Ah, who remembers those Saturday Gigs? I do, I do…
There was a really great “Glam Rock” band back in the ‘70s called Mott The Hoople. You probably never heard of them, heck, you probably don’t even remember “Glam Rock!” They were a pretty wonderful band though lead by Ian Hunter, who at 70 something is still rock and rolling. The band had a handful of hits, but nowadays are something of a footnote in musical history. However they still hold a very special place in the hearts of some of us, right up to this very day. Check them out on Youtube!
Before “Mott the Hoople” called it quits, they were briefly joined by David Bowie’s legendary guitarist Mick Ronson and recorded a couple of great final singles. My favorite of these tracks was an unabashedly sentimental track called “Saturday Gigs.” The song was an ode to the early days in their performing lives when the paid gig on a Saturday night managed to support them for the rest of your week. It made it possible to remain in “the biz,” and perhaps even make it big one day.
The chorus of this song began, “Do you remember the Saturday Gigs? We do, we do…” Well I do too, and in a sentimental vein I thought I would write about two of my early Saturday gigs. I’m sure many of our readers have similar stories in your memory banks. For our younger readers you can take it as an invitation to realize that every gig, however potentially disastrous, might one day become a happy slice of nostalgia.
One of my very first friends in magic was a school chum called Jimmy Stevens who is now a respected radio disc jockey back in England. I was about 13 years old and living in Wimbledon at this time. Jimmy taught me to perform the Zombie Floating Ball effect, and it remained in my act for many years. Like most youngsters in magic we planned to perform a show together and figured out we had the perfect venue. Every Saturday morning a local cinema had a special kid’s event. It was part movie shorts and part live entertainment for the benefit of a screaming bunch of youngsters seated out front of the little stage that was set in front of the movie screen.
Now, with many additional years experience as a magician I would be terrified to face an audience like that! At the time, it seemed like the perfect place to perform.
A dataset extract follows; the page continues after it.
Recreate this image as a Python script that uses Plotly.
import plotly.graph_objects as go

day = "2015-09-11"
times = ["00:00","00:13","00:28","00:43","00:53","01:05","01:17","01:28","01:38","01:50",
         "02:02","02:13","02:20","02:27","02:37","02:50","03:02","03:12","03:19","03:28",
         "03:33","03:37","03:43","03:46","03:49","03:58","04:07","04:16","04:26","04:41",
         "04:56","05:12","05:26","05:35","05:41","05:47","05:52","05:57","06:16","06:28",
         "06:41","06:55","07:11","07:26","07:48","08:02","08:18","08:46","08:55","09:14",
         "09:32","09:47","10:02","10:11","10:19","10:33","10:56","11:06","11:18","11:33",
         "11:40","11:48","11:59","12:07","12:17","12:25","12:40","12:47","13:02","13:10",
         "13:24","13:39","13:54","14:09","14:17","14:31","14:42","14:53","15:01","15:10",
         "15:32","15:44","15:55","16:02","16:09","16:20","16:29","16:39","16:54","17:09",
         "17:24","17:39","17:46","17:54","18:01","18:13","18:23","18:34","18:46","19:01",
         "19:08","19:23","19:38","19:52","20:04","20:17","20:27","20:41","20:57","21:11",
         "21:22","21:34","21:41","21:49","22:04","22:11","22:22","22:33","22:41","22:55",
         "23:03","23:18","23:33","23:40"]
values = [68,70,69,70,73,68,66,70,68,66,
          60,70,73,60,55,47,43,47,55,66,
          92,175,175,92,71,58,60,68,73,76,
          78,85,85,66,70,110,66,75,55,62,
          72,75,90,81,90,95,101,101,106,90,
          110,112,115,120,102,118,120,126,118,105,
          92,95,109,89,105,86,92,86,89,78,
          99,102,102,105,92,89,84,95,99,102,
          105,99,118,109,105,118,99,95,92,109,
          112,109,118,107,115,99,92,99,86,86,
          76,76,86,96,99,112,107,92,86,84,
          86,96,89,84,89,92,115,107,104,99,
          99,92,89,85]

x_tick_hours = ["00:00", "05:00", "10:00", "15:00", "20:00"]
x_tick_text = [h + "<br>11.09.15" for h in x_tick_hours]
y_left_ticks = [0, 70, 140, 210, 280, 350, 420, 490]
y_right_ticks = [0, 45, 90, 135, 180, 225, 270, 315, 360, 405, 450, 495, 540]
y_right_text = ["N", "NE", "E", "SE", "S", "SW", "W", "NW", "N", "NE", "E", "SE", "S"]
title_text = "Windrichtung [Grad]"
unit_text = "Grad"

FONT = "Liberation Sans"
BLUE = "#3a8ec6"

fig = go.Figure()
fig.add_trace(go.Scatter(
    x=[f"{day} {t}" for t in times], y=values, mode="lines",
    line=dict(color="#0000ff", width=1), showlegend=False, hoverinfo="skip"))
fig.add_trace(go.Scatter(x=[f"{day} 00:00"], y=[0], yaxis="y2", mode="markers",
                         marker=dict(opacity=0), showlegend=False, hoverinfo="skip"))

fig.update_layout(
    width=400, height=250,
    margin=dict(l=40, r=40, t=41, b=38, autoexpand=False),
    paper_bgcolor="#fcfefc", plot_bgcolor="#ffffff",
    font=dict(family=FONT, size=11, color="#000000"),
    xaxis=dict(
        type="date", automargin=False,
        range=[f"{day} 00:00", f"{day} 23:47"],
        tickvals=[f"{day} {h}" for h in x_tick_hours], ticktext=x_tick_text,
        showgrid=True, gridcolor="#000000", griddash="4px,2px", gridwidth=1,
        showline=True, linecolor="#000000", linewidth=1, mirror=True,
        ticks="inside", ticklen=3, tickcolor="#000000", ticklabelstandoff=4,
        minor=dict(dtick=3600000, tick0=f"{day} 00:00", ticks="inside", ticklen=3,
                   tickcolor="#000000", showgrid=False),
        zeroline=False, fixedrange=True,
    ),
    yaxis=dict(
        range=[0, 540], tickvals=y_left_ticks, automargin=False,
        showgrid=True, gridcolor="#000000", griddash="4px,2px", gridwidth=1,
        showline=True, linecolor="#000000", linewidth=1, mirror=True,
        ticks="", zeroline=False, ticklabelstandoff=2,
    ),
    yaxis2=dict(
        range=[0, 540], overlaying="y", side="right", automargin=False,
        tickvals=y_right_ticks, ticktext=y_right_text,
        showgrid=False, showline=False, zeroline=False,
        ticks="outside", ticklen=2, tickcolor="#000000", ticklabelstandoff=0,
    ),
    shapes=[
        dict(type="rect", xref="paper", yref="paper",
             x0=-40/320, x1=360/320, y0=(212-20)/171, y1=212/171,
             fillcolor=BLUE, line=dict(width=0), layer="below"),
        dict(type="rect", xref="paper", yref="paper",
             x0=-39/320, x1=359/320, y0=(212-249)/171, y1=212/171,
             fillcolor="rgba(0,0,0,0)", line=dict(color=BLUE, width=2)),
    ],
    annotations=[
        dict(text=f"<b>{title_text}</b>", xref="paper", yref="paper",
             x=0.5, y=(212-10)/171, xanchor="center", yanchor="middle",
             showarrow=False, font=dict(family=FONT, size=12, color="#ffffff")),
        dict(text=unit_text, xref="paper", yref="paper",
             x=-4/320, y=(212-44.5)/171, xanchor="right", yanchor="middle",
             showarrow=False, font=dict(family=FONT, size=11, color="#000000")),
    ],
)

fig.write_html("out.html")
We planned to present a 45-minute show and were convinced it would be an extremely appropriate length of time to entertain the mass of youthful “Saturday Morningers.” How little we knew about the practicalities of performing is demonstrated by our bold and faulty assumption that we had any chance of holding the audience’s attention for anything like that length of time! Many performing years later I now fully appreciate just how long a 45-minute show can be.
The manager of the cinema wisely stepped in and squashed our plans of a mammoth magic performance and said that four or five minutes was the most time that we could be allowed to perform. I remember steaming with righteous indignation at this totally highhanded action. After all we were ready, and had practiced and rehearsed for hours in preparation. I complained bitterly to my father and implied that in my opinion the manager deserved to be fired for his actions. My dad didn’t quite think so though, and what did finally happen was the “gig” was cancelled. I was mad.
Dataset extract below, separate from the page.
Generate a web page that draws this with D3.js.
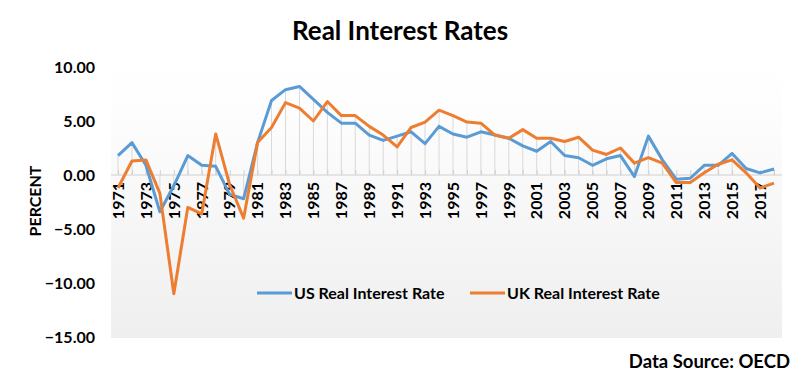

Looking back on the event I am so pleased that our show was curtailed in this manner. Quite how disastrous the 45 minute show could have been can still make my skin crawl. There was nothing kind about those cinema audiences of young potential hooligans— think “Lord Of The Flies.” It could well have been painful enough to have caused me to lose the entire commitment to performing that has dominated my life ever since. So finally, 50 years later, my thanks to that wise and savvy cinema manager.
My second “Saturday Gig” has a much happier ending and took place when I was about 15 years old and a highly seasoned and vastly experienced children’s entertainer (LOL) now living in Sussex. I was hired to perform at a kid’s birthday party in a beautiful home in the countryside. It was the busy pre-Christmas time of year and by the time I arrived at the gig I had already performed at two parties that afternoon.
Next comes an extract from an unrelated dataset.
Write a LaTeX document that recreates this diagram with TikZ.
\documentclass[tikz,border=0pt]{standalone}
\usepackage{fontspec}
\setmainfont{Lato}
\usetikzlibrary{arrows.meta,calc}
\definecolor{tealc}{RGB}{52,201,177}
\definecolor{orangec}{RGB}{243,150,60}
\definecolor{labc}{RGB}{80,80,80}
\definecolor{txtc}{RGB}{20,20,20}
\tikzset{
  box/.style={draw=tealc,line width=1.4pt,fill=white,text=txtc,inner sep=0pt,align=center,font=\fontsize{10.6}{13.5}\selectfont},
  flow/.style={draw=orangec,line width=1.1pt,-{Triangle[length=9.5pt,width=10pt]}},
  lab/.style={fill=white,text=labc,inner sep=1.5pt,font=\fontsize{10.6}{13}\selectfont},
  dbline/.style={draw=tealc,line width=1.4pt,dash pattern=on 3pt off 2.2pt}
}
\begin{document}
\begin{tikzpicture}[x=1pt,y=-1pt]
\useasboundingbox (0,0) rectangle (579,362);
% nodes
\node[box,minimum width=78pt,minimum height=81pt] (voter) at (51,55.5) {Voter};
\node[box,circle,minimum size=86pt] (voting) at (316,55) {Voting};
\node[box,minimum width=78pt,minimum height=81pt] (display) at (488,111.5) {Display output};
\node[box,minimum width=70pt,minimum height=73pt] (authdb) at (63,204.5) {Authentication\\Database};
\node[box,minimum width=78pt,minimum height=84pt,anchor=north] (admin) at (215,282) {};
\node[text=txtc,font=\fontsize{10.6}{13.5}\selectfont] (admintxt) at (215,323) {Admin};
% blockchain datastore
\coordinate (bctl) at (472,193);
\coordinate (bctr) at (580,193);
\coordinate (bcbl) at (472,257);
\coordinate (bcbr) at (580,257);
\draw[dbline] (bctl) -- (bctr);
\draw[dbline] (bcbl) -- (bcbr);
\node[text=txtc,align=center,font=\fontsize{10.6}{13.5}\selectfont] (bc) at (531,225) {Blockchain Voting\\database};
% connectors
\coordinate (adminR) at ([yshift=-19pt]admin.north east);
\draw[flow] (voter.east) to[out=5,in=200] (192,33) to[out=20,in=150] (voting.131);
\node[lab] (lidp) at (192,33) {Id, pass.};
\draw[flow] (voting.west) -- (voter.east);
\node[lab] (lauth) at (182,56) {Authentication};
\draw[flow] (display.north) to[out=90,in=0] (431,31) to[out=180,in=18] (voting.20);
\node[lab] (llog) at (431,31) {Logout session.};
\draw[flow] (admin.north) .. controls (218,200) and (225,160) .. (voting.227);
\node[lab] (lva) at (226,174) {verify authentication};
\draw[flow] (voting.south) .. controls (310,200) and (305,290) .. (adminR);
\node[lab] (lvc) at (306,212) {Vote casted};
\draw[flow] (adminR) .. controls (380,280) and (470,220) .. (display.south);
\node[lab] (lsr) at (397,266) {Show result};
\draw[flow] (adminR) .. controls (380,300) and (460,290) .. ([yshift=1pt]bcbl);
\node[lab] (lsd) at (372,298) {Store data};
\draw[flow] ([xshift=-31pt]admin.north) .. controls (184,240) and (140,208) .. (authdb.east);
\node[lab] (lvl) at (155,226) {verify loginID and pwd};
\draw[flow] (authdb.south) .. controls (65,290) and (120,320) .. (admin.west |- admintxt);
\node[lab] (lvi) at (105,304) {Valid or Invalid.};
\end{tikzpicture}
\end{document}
The kid’s party was running late (no surprise there) and the Churchill’s who had booked me to entertain at their son’s party asked me if I would mind waiting in the kitchen until the birthday tea had been finished, the cake cut and the presents opened. When I arrived in the kitchen a rather sweet old lady whom I assumed must be a maid or ‘charlady” asked me if I would like a cup of tea. I said, “Yes please.” She put the kettle on to boil and pretty soon we were sitting together, chatting and enjoying a “cuppa” and biscuits. In the course of our conversation I discovered (once again) that things are seldom as they seem.
The Mrs. Churchill who had booked me (for the princely sum of three pounds) to entertain at the party was the wife of Randolph Churchill the son of Sir Winston Churchill England’s legendary Prime Minister and Statesman. The birthday boy’s name was Winston, and the old lady who brewed me my Typhoo tea was none other than Granny, or to put it another way, the widow of the great Sir Winston Churchill himself! Her friendliness and kindness was an object lesson that I will never forget. You just never quite know what is going to happen on those “Saturday Gigs.” The lesson is to enjoy and learn from every one of them.